[BEGIN]
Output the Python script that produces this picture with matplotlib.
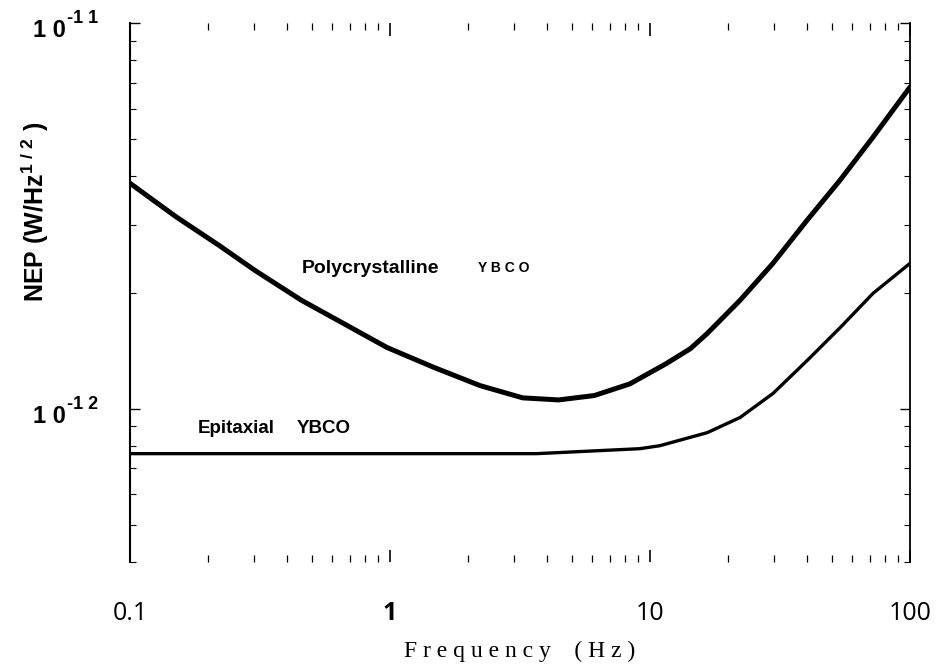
import matplotlib
matplotlib.use("Agg")
import matplotlib.pyplot as plt
from matplotlib.ticker import FixedLocator, NullFormatter, LogLocator

# ---- data ----
poly_freq = [0.1, 0.1507, 0.22, 0.303, 0.456, 0.665, 0.974, 1.47,
             2.22, 3.24, 4.45, 6.11, 8.37, 11.5, 14.3, 16.6, 22.2, 29.7,
             40.2, 53.8, 72.1, 100]
poly_nep = [3.84e-12, 3.14e-12, 2.65e-12, 2.28e-12, 1.91e-12,
            1.66e-12, 1.44e-12, 1.28e-12, 1.147e-12, 1.066e-12, 1.053e-12,
            1.081e-12, 1.159e-12, 1.306e-12, 1.43e-12, 1.566e-12, 1.909e-12,
            2.38e-12, 3.08e-12, 3.91e-12, 5.06e-12, 6.82e-12]

epi_freq = [0.1, 3.67, 9.15, 10.9, 16.6, 22.2, 29.7, 40.2, 53.8, 72.1, 100]
epi_nep = [7.64e-13, 7.64e-13, 7.87e-13, 8.01e-13, 8.66e-13, 9.48e-13,
           1.094e-12, 1.332e-12, 1.62e-12, 1.99e-12, 2.38e-12]

x_ticks = [0.1, 1, 10, 100]
x_tick_labels = ["0.1", "1", "10", "100"]
y_ticks = [1e-12, 1e-11]
y_tick_mantissa = ["1 0", "1 0"]
y_tick_exponent = ["-1 2", "-1 1"]

label_poly = "Polycrystalline"
label_poly_ybco = "Y B C O"
label_epi = "Epitaxial"
label_epi_ybco = "YBCO"
x_label = "F r e q u e n c y    ( H z )"
y_label = r"NEP (W/Hz$^{\mathbf{1\ /\ 2}}$ )"

plt.rcParams["mathtext.fontset"] = "custom"
plt.rcParams["mathtext.bf"] = "Liberation Sans:bold"
plt.rcParams["mathtext.rm"] = "Liberation Sans"

fig = plt.figure(figsize=(9.36, 6.64), dpi=100)
ax = fig.add_axes([130 / 936, 1 - 562 / 664, 780 / 936, 539 / 664])

ax.set_xscale("log")
ax.set_yscale("log")
ax.set_xlim(0.1, 100)
ax.set_ylim(4e-13, 1e-11)

ax.plot(poly_freq, poly_nep, color="black", lw=3.6, solid_capstyle="round",
        solid_joinstyle="round")
ax.plot(epi_freq, epi_nep, color="black", lw=2.4, solid_capstyle="round",
        solid_joinstyle="round")

# spines
for s in ["top", "bottom"]:
    ax.spines[s].set_visible(False)
ax.spines["left"].set_linewidth(1.5)
ax.spines["right"].set_linewidth(1.3)

# x ticks
ax.xaxis.set_major_locator(FixedLocator(x_ticks))
ax.set_xticklabels(x_tick_labels, fontfamily="Open Sans", fontsize=18)
for t in ax.get_xticklabels():
    if t.get_text() == "1":
        t.set_fontweight("bold")
ax.xaxis.set_minor_locator(LogLocator(base=10, subs=range(2, 10)))
ax.xaxis.set_minor_formatter(NullFormatter())
ax.tick_params(axis="x", which="both", direction="in", top=True, bottom=True,
               pad=28)
ax.tick_params(axis="x", which="major", length=9, width=1.2)
ax.tick_params(axis="x", which="minor", length=5, width=0.9)

# y ticks (labels drawn as mantissa + raised exponent)
ax.yaxis.set_major_locator(FixedLocator(y_ticks))
ax.yaxis.set_major_formatter(NullFormatter())
ax.yaxis.set_minor_locator(LogLocator(base=10, subs=range(2, 10)))
ax.yaxis.set_minor_formatter(NullFormatter())
ax.tick_params(axis="y", which="both", direction="in", left=True, right=True)
ax.tick_params(axis="y", which="major", length=7, width=1.0)
ax.tick_params(axis="y", which="minor", length=4, width=0.8)

px = 72 / 100  # points per pixel
for yv, man, ex in zip(y_ticks, y_tick_mantissa, y_tick_exponent):
    ax.annotate(man, xy=(0, yv), xycoords=("axes fraction", "data"),
                xytext=(-64 * px, -14 * px), textcoords="offset points",
                ha="right", va="baseline", fontfamily="Liberation Sans",
                fontweight="bold", fontsize=17, annotation_clip=False)
    ax.annotate(ex, xy=(0, yv), xycoords=("axes fraction", "data"),
                xytext=(-63 * px, 0), textcoords="offset points",
                ha="left", va="baseline", fontfamily="Liberation Sans",
                fontweight="bold", fontsize=13, annotation_clip=False)

# annotations
ax.text(0.458, 2.31e-12, label_poly, fontfamily="Liberation Sans",
        fontweight="bold", fontsize=14, va="center", ha="left")
ax.text(2.18, 2.31e-12, label_poly_ybco, fontfamily="Liberation Sans",
        fontweight="bold", fontsize=10, va="center", ha="left")
ax.text(0.183, 8.87e-13, label_epi, fontfamily="Liberation Sans",
        fontweight="bold", fontsize=13.5, va="center", ha="left")
ax.text(0.439, 8.87e-13, label_epi_ybco, fontfamily="Liberation Sans",
        fontweight="bold", fontsize=13.5, va="center", ha="left")

ax.set_xlabel(x_label, fontfamily="Liberation Serif", fontsize=17,
              labelpad=11)
fig.text(35 / 936, 1 - 212 / 664, y_label, rotation=90, ha="center",
         va="center", fontfamily="Liberation Sans", fontweight="bold",
         fontsize=18)

fig.savefig("out.png", dpi=100, facecolor="white")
[END]
**INSTRUCTIONS FOR THE TASK:** Pictures stay out. Print the data exactly, from its first line through the line containing "from matplotlib.ticker import".

**ANSWER TO THE EXERCISE:**
Output the Python script that produces this picture with matplotlib.
import matplotlib
matplotlib.use("Agg")
import matplotlib.pyplot as plt
from matplotlib.ticker import FixedLocator, NullFormatter, LogLocator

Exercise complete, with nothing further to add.